The exercise> Pull each line holding the word "with" from the data.
———
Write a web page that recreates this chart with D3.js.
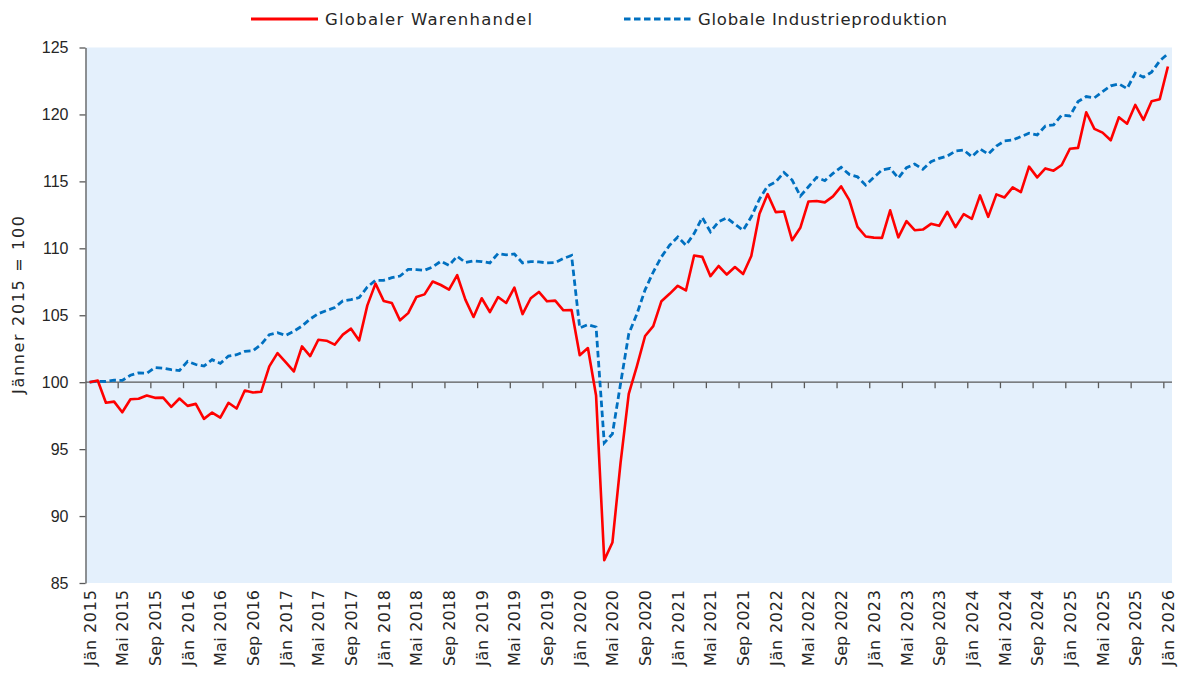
<!DOCTYPE html>
<html>
<head>
<meta charset="utf-8">
<script src="https://cdn.jsdelivr.net/npm/d3@7"></script>
<style>
  body { margin: 0; background: #fff; }
  svg { display: block; font-family: 'DejaVu Sans', sans-serif; }
</style>
</head>
<body>
<div id="chart"></div>
<script>
// Monthly index, Jän 2015 = 100 (Jän 2015 .. Jän 2026)
const warenhandel = [
  100.0, 100.13, 98.46, 98.55, 97.75, 98.73, 98.76, 99.0, 98.83, 98.85, 98.16, 98.78,
  98.23, 98.38, 97.26, 97.73, 97.36, 98.46, 98.03, 99.38, 99.23, 99.28, 101.18, 102.17,
  101.5, 100.8, 102.67, 101.95, 103.17, 103.1, 102.8, 103.55, 104.0, 103.12, 105.74, 107.36,
  106.07, 105.92, 104.62, 105.16, 106.36, 106.56, 107.52, 107.26, 106.92, 107.99, 106.17, 104.87,
  106.27, 105.24, 106.36, 105.92, 107.07, 105.09, 106.27, 106.74, 106.04, 106.09, 105.37, 105.39,
  102.02, 102.55, 99.0, 86.71, 88.02, 94.0, 99.13, 101.2, 103.45, 104.19, 106.05, 106.6,
  107.2, 106.85, 109.46, 109.36, 107.92, 108.68, 108.04, 108.6, 108.08, 109.43, 112.58, 114.05,
  112.7, 112.75, 110.6, 111.53, 113.5, 113.53, 113.43, 113.88, 114.63, 113.6, 111.6, 110.88,
  110.8, 110.78, 112.84, 110.82, 112.03, 111.35, 111.4, 111.83, 111.68, 112.73, 111.58, 112.55,
  112.2, 113.95, 112.35, 114.03, 113.8, 114.55, 114.2, 116.1, 115.3, 115.97, 115.8, 116.22,
  117.44, 117.5, 120.16, 118.92, 118.64, 118.07, 119.79, 119.31, 120.71, 119.59, 120.99, 121.14,
  123.58
];

const industrie = [
  100.0, 100.07, 100.05, 100.15, 100.13, 100.52, 100.7, 100.67, 101.1, 101.05, 100.93, 100.87,
  101.55, 101.32, 101.2, 101.68, 101.4, 101.95, 102.05, 102.3, 102.35, 102.82, 103.55, 103.7,
  103.5, 103.8, 104.19, 104.72, 105.12, 105.35, 105.57, 106.07, 106.17, 106.32, 107.11, 107.61,
  107.61, 107.81, 107.93, 108.43, 108.41, 108.36, 108.61, 109.03, 108.73, 109.41, 108.94, 109.06,
  109.01, 108.91, 109.61, 109.51, 109.58, 108.91, 109.01, 108.98, 108.91, 108.94, 109.24, 109.46,
  104.05, 104.3, 104.12, 95.46, 96.14, 99.9, 103.6, 105.1, 106.9, 108.23, 109.36, 110.23,
  110.85, 110.23, 111.1, 112.3, 111.23, 111.98, 112.28, 111.8, 111.35, 112.35, 113.68, 114.65,
  114.97, 115.67, 115.1, 113.9, 114.6, 115.3, 115.05, 115.6, 116.05, 115.52, 115.34, 114.72,
  115.3, 115.85, 115.97, 115.25, 116.02, 116.3, 115.9, 116.47, 116.72, 116.89, 117.27, 117.34,
  116.84, 117.42, 117.04, 117.64, 118.02, 118.09, 118.34, 118.59, 118.47, 119.14, 119.22, 119.96,
  119.89, 120.96, 121.34, 121.24, 121.71, 122.13, 122.28, 121.93, 123.08, 122.78, 123.16, 124.0,
  124.53
];

// every 4th month gets a label
const xTickLabels = [
  'Jän 2015', 'Mai 2015', 'Sep 2015', 'Jän 2016', 'Mai 2016', 'Sep 2016',
  'Jän 2017', 'Mai 2017', 'Sep 2017', 'Jän 2018', 'Mai 2018', 'Sep 2018',
  'Jän 2019', 'Mai 2019', 'Sep 2019', 'Jän 2020', 'Mai 2020', 'Sep 2020',
  'Jän 2021', 'Mai 2021', 'Sep 2021', 'Jän 2022', 'Mai 2022', 'Sep 2022',
  'Jän 2023', 'Mai 2023', 'Sep 2023', 'Jän 2024', 'Mai 2024', 'Sep 2024',
  'Jän 2025', 'Mai 2025', 'Sep 2025', 'Jän 2026'
];
const yTicks = [85, 90, 95, 100, 105, 110, 115, 120, 125];

const seriesNames = ['Globaler Warenhandel', 'Globale Industrieproduktion'];

const width = 1179;
const height = 677;
const margin = { top: 47.5, right: 7, bottom: 94, left: 85.5 };
const axisColor = '#595959';
const textColor = '#262626';

const svg = d3.select('#chart')
  .append('svg')
  .attr('width', width)
  .attr('height', height);

const n = warenhandel.length;
const x = d3.scaleBand()
  .domain(d3.range(n))
  .range([margin.left, width - margin.right]);
const xc = (i) => x(i) + x.bandwidth() / 2;

const y = d3.scaleLinear()
  .domain([85, 125])
  .range([height - margin.bottom, margin.top]);

// plot background
svg.append('rect')
  .attr('x', margin.left)
  .attr('y', margin.top)
  .attr('width', width - margin.right - margin.left)
  .attr('height', y(85) - margin.top)
  .attr('fill', '#e4f0fc');

// y axis
const yAxis = svg.append('g')
  .attr('transform', `translate(${margin.left},0)`)
  .call(d3.axisLeft(y).tickValues(yTicks).tickSize(6).tickSizeOuter(0));
yAxis.select('.domain').attr('stroke', axisColor).attr('stroke-width', 1.3);
yAxis.selectAll('.tick line').attr('stroke', axisColor).attr('stroke-width', 1.3);
yAxis.selectAll('.tick text')
  .attr('x', -17)
  .attr('fill', textColor)
  .style('font-size', '16px');

svg.append('text')
  .attr('transform', 'translate(24,305) rotate(-90)')
  .attr('text-anchor', 'middle')
  .attr('fill', textColor)
  .style('font-size', '16px')
  .attr('textLength', 178)
  .attr('lengthAdjust', 'spacing')
  .text('Jänner 2015 = 100');

// horizontal axis line at 100 with ticks between categories
const baseY = y(100);
svg.append('line')
  .attr('x1', margin.left)
  .attr('x2', width - margin.right)
  .attr('y1', baseY)
  .attr('y2', baseY)
  .attr('stroke', axisColor)
  .attr('stroke-width', 1.3);

const tickIdx = d3.range(0, n + 1, 4).filter((i) => i > 0);
svg.append('g')
  .selectAll('line')
  .data(tickIdx)
  .join('line')
  .attr('x1', (i) => (i < n ? x(i) : width - margin.right))
  .attr('x2', (i) => (i < n ? x(i) : width - margin.right))
  .attr('y1', baseY)
  .attr('y2', baseY + 6)
  .attr('stroke', axisColor)
  .attr('stroke-width', 1.3);

// x labels under the plot, rotated
svg.append('g')
  .selectAll('text')
  .data(xTickLabels)
  .join('text')
  .attr('transform', (d, k) => `translate(${xc(k * 4) + 6},${y(85) + 7}) rotate(-90)`)
  .attr('text-anchor', 'end')
  .attr('fill', textColor)
  .style('font-size', '16px')
  .attr('textLength', 76)
  .attr('lengthAdjust', 'spacing')
  .text((d) => d);

// lines
const line = d3.line()
  .x((d, i) => xc(i))
  .y((d) => y(d));

svg.append('path')
  .datum(industrie)
  .attr('fill', 'none')
  .attr('stroke', '#0070c0')
  .attr('stroke-width', 2.8)
  .attr('stroke-dasharray', '6.5,3.5')
  .attr('d', line);

svg.append('path')
  .datum(warenhandel)
  .attr('fill', 'none')
  .attr('stroke', '#ff0000')
  .attr('stroke-width', 2.6)
  .attr('stroke-linejoin', 'round')
  .attr('d', line);

// legend
const legend = [
  { name: seriesNames[0], color: '#ff0000', dash: null, x0: 251, len: 207 },
  { name: seriesNames[1], color: '#0070c0', dash: '6.5,3.5', x0: 624, len: 249 }
];
const lg = svg.append('g')
  .selectAll('g')
  .data(legend)
  .join('g')
  .attr('transform', (d) => `translate(${d.x0},19)`);
lg.append('line')
  .attr('x1', 0)
  .attr('x2', 67)
  .attr('stroke', (d) => d.color)
  .attr('stroke-width', 2.8)
  .attr('stroke-dasharray', (d) => d.dash);
lg.append('text')
  .attr('x', 74)
  .attr('dy', '0.36em')
  .attr('fill', textColor)
  .style('font-size', '16.5px')
  .attr('textLength', (d) => d.len)
  .attr('lengthAdjust', 'spacing')
  .text((d) => d.name);
</script>
</body>
</html>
———
Right answer>
Write a web page that recreates this chart with D3.js.
// horizontal axis line at 100 with ticks between categories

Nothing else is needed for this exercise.